— start of Supplied data —

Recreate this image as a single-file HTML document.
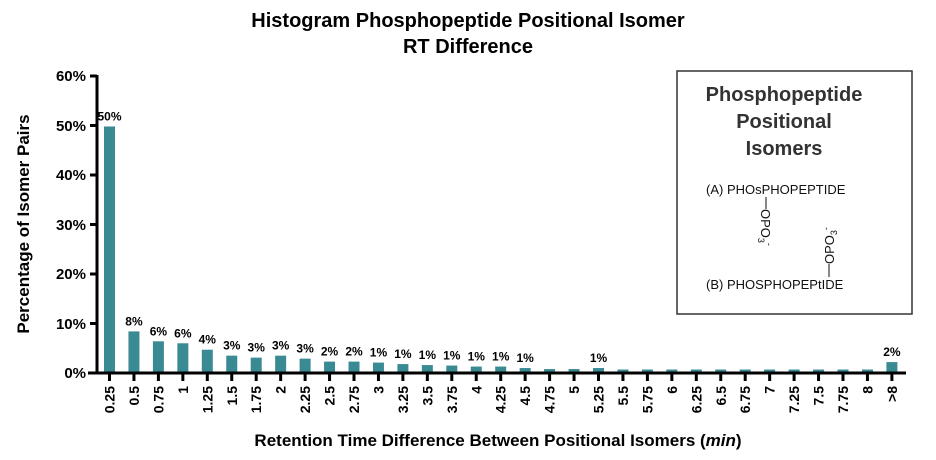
<!DOCTYPE html>
<html><head><style>body{margin:0;background:#fff}svg{display:block}text{font-family:"Liberation Sans",Arial,sans-serif}</style></head>
<body>
<svg width="936" height="460" viewBox="0 0 936 460" xmlns="http://www.w3.org/2000/svg">
<text x="468" y="27" text-anchor="middle" font-size="20" font-weight="bold">Histogram Phosphopeptide Positional Isomer</text>
<text x="468" y="53" text-anchor="middle" font-size="20" font-weight="bold">RT Difference</text>
<text transform="translate(29,224) rotate(-90)" text-anchor="middle" font-size="17" font-weight="bold">Percentage of Isomer Pairs</text>
<text x="498" y="446" text-anchor="middle" font-size="17" font-weight="bold">Retention Time Difference Between Positional Isomers (<tspan font-style="italic">min</tspan>)</text>
<g font-size="15" font-weight="bold" text-anchor="end">
<text x="86" y="81">60%</text><text x="86" y="131">50%</text><text x="86" y="180">40%</text><text x="86" y="230">30%</text><text x="86" y="279">20%</text><text x="86" y="329">10%</text><text x="86" y="378">0%</text>
</g>
<g stroke="#000" stroke-width="3">
<line x1="97" y1="75" x2="97" y2="374"/>
<line x1="90" y1="76" x2="97" y2="76"/><line x1="90" y1="125.5" x2="97" y2="125.5"/><line x1="90" y1="175" x2="97" y2="175"/><line x1="90" y1="224.5" x2="97" y2="224.5"/><line x1="90" y1="274" x2="97" y2="274"/><line x1="90" y1="323.5" x2="97" y2="323.5"/>
<line x1="88" y1="373" x2="906" y2="373"/>
</g>
<g id="bars"></g>
<rect x="677" y="71" width="235" height="243" fill="none" stroke="#333" stroke-width="1.5"/>
<g text-anchor="middle" font-size="20" font-weight="bold" fill="#333">
<text x="784" y="101">Phosphopeptide</text><text x="784" y="128">Positional</text><text x="784" y="155">Isomers</text>
</g>
<g font-size="13" fill="#111">
<text x="706" y="194">(A) PHOsPHOPEPTIDE</text>
<text x="706" y="289">(B) PHOSPHOPEPtIDE</text>
<line x1="766" y1="197" x2="766" y2="209" stroke="#111"/>
<text transform="translate(761,209) rotate(90)">OPO<tspan font-size="9" dy="3">3</tspan><tspan font-size="9" dy="-8">-</tspan></text>
<line x1="829" y1="264" x2="829" y2="277" stroke="#111"/>
<text transform="translate(834,264) rotate(-90)">OPO<tspan font-size="9" dy="3">3</tspan><tspan font-size="9" dy="-8">-</tspan></text>
</g>
</svg>
<script>
var labels=["0.25","0.5","0.75","1","1.25","1.5","1.75","2","2.25","2.5","2.75","3","3.25","3.5","3.75","4","4.25","4.5","4.75","5","5.25","5.5","5.75","6","6.25","6.5","6.75","7","7.25","7.5","7.75","8",">8"];
var vals=[49.5,8.1,6.1,5.7,4.4,3.2,2.8,3.2,2.6,2,2,1.8,1.5,1.3,1.2,1.0,1.0,0.7,0.5,0.5,0.7,0.4,0.4,0.4,0.4,0.4,0.4,0.4,0.4,0.4,0.4,0.4,1.9];
var tops={0:"50%",1:"8%",2:"6%",3:"6%",4:"4%",5:"3%",6:"3%",7:"3%",8:"3%",9:"2%",10:"2%",11:"1%",12:"1%",13:"1%",14:"1%",15:"1%",16:"1%",17:"1%",20:"1%",32:"2%"};
var g=document.getElementById("bars"),s="";
for(var i=0;i<33;i++){var cx=109.5+i*24.45,h=vals[i]*4.95,y=371.5-h;
s+='<rect x="'+(cx-5.5)+'" y="'+y+'" width="11" height="'+h+'" fill="#3a8a94"/>';
s+='<line x1="'+cx+'" y1="373" x2="'+cx+'" y2="381" stroke="#000" stroke-width="3"/>';
s+='<text transform="translate('+(cx+5)+',386) rotate(-90)" text-anchor="end" font-size="14" font-weight="bold">'+labels[i].replace(">","&gt;")+'</text>';
if(tops[i])s+='<text x="'+cx+'" y="'+(y-6)+'" text-anchor="middle" font-size="12" font-weight="bold">'+tops[i]+'</text>';}
g.innerHTML=s;
</script>
</body></html>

— end of Supplied data —

** Your goal **
Work out how many lines above have the string "document" in them, and give only the number.

** Solved exercise **
2